Ha raccontato di essere scappato in Austria “insieme a Mohamed, il capitano della prima barca che poi si era rotta (si tratta di Mohamed Abdessalem, di 26 anni, siriano, detenuto nel carcere di Lecce ndr). Abbiamo camminato per 5 ore e poi ricordo che c’era un porto abbiamo preso un taxi per Bari. Ha pagato Mohammed. Da Bari siamo andati a Roma e poi verso la Germania, ma a Salisburgo mi ha fermato la polizia”.
Il suo difensore, Salvatore Costa ha detto in aula: “Ritengo che la morte di quelle persone non sia a causa di una manovra sbagliata o del naufragio perché se in quel momento ci fosse stata una barca di soccorso non ci sarebbero stati tutti questi morti. La costituzione di parte civile da parte del governo è fuori luogo perché credo che proprio chi doveva intervenire per l’obbligo morale avrebbe dovuto evitare di chiedere danni per quell’immagine che ha leso. Ufuk è il capro espiatorio di chi doveva intervenire”.

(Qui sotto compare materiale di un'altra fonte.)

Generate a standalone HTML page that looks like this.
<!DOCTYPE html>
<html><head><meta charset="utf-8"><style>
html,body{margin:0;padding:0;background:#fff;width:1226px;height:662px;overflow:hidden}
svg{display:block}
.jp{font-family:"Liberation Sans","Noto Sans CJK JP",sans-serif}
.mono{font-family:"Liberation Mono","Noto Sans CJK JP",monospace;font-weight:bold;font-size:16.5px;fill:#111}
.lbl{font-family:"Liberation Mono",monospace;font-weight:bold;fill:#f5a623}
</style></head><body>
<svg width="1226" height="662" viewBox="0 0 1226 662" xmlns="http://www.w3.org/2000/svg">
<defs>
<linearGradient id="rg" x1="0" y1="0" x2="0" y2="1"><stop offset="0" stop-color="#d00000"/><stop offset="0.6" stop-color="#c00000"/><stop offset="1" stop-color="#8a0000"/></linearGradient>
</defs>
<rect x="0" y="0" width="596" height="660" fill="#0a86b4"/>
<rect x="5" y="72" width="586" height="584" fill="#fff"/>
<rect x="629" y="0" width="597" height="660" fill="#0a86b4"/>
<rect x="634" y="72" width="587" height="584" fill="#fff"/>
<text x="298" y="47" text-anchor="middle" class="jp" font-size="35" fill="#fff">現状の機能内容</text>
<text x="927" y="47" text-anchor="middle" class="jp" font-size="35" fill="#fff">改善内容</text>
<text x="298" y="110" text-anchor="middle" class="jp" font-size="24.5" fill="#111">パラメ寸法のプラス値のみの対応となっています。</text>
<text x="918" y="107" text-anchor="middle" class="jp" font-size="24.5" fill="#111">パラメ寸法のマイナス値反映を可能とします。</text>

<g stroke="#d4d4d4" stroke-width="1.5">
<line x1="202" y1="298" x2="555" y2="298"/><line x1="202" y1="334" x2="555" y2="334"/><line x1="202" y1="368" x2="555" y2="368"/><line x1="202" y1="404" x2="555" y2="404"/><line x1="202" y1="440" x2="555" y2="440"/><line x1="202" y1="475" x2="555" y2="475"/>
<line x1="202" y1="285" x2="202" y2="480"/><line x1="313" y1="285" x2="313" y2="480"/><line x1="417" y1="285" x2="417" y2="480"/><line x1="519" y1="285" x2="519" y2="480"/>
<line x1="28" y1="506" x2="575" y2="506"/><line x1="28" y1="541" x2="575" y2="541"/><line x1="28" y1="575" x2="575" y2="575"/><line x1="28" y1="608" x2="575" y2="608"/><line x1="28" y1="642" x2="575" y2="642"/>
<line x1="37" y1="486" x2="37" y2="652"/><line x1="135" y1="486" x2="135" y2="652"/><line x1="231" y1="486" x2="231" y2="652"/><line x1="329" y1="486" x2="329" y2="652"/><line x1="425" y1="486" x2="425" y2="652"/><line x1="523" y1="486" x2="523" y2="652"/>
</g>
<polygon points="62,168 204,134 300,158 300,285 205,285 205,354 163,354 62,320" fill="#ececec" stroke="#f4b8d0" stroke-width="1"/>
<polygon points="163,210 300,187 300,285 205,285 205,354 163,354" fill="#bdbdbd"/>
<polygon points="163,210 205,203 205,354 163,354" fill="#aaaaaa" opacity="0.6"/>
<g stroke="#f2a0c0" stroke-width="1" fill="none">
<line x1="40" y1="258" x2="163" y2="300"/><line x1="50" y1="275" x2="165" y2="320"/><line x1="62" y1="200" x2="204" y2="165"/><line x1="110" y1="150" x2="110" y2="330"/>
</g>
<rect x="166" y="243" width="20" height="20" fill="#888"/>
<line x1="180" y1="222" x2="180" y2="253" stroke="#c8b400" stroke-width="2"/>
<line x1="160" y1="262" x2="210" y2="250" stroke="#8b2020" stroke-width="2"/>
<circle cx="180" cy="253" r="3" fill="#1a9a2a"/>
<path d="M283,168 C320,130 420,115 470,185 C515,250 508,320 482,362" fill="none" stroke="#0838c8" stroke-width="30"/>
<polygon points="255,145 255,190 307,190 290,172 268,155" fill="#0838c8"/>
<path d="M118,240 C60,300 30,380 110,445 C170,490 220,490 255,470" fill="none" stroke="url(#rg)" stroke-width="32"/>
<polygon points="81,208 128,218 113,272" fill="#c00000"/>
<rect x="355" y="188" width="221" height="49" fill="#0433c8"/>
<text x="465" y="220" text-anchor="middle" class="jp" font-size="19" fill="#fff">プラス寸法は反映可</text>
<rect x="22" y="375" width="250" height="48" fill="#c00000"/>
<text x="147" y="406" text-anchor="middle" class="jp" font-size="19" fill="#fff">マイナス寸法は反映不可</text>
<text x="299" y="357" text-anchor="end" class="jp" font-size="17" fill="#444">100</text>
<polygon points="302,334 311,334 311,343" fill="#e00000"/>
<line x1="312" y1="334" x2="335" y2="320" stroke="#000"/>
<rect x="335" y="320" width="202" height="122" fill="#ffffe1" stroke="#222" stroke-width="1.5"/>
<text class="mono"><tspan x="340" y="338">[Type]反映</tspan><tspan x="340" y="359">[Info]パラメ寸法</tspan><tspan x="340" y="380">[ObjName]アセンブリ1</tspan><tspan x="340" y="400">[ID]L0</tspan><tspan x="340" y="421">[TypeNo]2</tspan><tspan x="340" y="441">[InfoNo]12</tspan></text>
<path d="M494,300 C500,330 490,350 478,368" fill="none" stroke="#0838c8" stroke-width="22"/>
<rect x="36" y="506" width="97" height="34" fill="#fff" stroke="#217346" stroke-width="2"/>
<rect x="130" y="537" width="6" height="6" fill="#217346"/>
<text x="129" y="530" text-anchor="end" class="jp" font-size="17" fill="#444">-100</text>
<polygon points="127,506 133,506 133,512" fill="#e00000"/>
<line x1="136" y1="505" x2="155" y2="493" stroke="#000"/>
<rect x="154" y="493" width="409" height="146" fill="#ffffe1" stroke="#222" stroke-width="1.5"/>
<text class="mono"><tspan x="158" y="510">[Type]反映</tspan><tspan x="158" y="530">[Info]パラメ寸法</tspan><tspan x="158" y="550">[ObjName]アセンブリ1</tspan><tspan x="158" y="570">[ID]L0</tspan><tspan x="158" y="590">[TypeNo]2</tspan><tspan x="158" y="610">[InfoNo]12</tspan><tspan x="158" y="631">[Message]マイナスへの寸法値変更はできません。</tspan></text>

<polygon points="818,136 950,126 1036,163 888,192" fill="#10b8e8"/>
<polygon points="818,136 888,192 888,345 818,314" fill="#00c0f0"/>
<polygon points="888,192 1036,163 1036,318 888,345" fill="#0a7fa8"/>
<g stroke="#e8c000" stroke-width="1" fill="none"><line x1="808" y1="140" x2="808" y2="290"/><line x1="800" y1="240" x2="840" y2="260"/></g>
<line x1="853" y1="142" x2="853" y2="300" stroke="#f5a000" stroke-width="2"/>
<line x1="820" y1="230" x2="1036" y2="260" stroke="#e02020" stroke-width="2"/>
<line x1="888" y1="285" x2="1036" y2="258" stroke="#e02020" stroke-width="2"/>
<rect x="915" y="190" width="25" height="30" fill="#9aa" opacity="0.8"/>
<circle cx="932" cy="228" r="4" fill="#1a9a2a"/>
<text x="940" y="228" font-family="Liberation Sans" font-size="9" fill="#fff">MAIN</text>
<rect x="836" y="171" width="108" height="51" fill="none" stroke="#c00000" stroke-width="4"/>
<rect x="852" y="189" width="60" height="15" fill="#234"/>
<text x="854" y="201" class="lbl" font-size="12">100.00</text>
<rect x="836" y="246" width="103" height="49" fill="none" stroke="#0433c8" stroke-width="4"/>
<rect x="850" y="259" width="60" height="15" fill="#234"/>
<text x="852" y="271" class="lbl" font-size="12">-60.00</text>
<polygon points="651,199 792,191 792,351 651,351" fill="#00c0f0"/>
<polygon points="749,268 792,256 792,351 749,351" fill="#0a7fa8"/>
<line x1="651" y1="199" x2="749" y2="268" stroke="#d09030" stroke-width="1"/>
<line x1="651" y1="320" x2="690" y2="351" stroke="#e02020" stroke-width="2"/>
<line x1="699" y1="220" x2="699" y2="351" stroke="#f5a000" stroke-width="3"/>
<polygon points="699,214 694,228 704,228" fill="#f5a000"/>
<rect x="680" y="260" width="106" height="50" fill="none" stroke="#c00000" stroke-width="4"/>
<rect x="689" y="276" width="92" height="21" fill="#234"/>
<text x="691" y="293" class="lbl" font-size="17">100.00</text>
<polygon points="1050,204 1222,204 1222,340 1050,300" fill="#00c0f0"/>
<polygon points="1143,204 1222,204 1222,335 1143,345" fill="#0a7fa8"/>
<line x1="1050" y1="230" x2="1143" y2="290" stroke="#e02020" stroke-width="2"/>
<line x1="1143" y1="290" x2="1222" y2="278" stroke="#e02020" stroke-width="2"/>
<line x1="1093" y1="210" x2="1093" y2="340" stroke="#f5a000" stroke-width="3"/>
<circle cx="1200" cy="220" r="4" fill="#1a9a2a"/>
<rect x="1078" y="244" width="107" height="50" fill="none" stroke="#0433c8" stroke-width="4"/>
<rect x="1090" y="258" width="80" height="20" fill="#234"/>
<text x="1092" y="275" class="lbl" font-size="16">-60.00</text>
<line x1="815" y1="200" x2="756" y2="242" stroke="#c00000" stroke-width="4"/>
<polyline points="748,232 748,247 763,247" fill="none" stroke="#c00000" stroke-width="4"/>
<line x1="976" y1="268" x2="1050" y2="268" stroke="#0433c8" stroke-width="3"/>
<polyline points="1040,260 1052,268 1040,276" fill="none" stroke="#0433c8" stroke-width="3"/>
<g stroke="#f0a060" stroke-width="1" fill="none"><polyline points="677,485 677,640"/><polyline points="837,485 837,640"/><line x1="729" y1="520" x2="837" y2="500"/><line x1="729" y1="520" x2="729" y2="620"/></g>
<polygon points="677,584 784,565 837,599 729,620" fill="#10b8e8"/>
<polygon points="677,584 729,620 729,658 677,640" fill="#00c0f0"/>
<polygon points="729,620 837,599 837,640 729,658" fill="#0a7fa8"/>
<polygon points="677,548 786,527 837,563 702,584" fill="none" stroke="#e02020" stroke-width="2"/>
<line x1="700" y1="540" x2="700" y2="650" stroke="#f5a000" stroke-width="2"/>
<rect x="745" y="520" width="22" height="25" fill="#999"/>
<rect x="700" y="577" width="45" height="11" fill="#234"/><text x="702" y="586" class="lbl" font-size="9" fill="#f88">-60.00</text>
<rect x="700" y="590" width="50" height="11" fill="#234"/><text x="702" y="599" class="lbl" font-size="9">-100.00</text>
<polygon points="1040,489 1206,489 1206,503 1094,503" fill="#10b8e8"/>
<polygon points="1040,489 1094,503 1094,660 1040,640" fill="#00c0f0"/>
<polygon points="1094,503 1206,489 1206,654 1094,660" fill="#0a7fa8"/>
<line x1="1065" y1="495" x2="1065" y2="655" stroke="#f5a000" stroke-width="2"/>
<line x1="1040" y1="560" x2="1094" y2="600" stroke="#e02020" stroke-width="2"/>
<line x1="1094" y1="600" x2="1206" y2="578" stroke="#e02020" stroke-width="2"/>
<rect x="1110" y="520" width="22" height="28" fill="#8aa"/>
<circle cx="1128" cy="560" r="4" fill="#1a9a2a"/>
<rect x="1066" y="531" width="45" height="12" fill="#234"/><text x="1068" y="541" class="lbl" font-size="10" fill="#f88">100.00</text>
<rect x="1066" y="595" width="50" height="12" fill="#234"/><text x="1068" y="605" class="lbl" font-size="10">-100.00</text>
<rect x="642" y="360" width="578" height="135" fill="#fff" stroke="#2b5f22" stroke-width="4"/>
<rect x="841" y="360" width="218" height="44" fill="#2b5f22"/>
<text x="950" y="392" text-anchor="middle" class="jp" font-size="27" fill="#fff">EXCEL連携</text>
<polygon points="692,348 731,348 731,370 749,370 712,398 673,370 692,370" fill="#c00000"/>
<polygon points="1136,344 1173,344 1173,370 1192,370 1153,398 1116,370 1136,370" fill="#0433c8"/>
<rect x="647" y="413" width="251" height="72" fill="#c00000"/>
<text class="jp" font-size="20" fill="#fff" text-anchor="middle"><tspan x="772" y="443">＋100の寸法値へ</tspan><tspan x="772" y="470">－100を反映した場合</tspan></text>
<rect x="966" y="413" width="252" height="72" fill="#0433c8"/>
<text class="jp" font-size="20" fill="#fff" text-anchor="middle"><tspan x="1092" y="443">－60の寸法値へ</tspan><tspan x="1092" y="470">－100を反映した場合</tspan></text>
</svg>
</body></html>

L’Avvocatura dello Stato ha infatti chiesto il risarcimento di un milione di euro per danni all’immagine dell’Italia. Il pm Festa aveva chiesto 20 anni di galera oltre a 2,1 milioni di multa. Alla sua richiesta si sono accodate le parti civili, un avvocato delle quali, Francesco Verri, nelle sue conclusioni ha detto: “Rispondendo a una mia domanda, l’imputato ha dichiarato di essere stato perfettamente consapevole del pericolo che rappresentava un viaggio come quello del caicco Summer Love, concluso in tragedia. Quindi Gun Ufuk, contribuendo alla gestione della barca, e occupandosi da ‘meccanico’ della sua manutenzione, sapeva a quale rischio stava esponendo i 180 occupanti della barca. Una barca scassata, sovraffollata, governata da personale inadeguato, priva dei salvagenti e di ogni altro strumento utile a garantire la sicurezza dei migranti, usata per un lungo viaggio in balia di onde e vento. Allora, organizzare un viaggio in queste condizioni ha esposto gli stranieri a un grave rischio che si è concretizzato e ha provocato la morte di oltre 100 donne e uomini, bambine e bambini. La manovra incauta dell’uomo che conduceva lo scafo al momento dell’impatto va considerata un’evenienza possibile e come tale prevedibile dall’imputato”.
La gup del Tribunale di Crotone, Elisa Marchetto, ha condannato Gun Ufuk, di 29 anni, a 20 anni di carcere e tre milioni di multa. Per la strage di Stato paga il ragazzetto imbarcatosi come meccanico di bordo per pagarsi la traversata.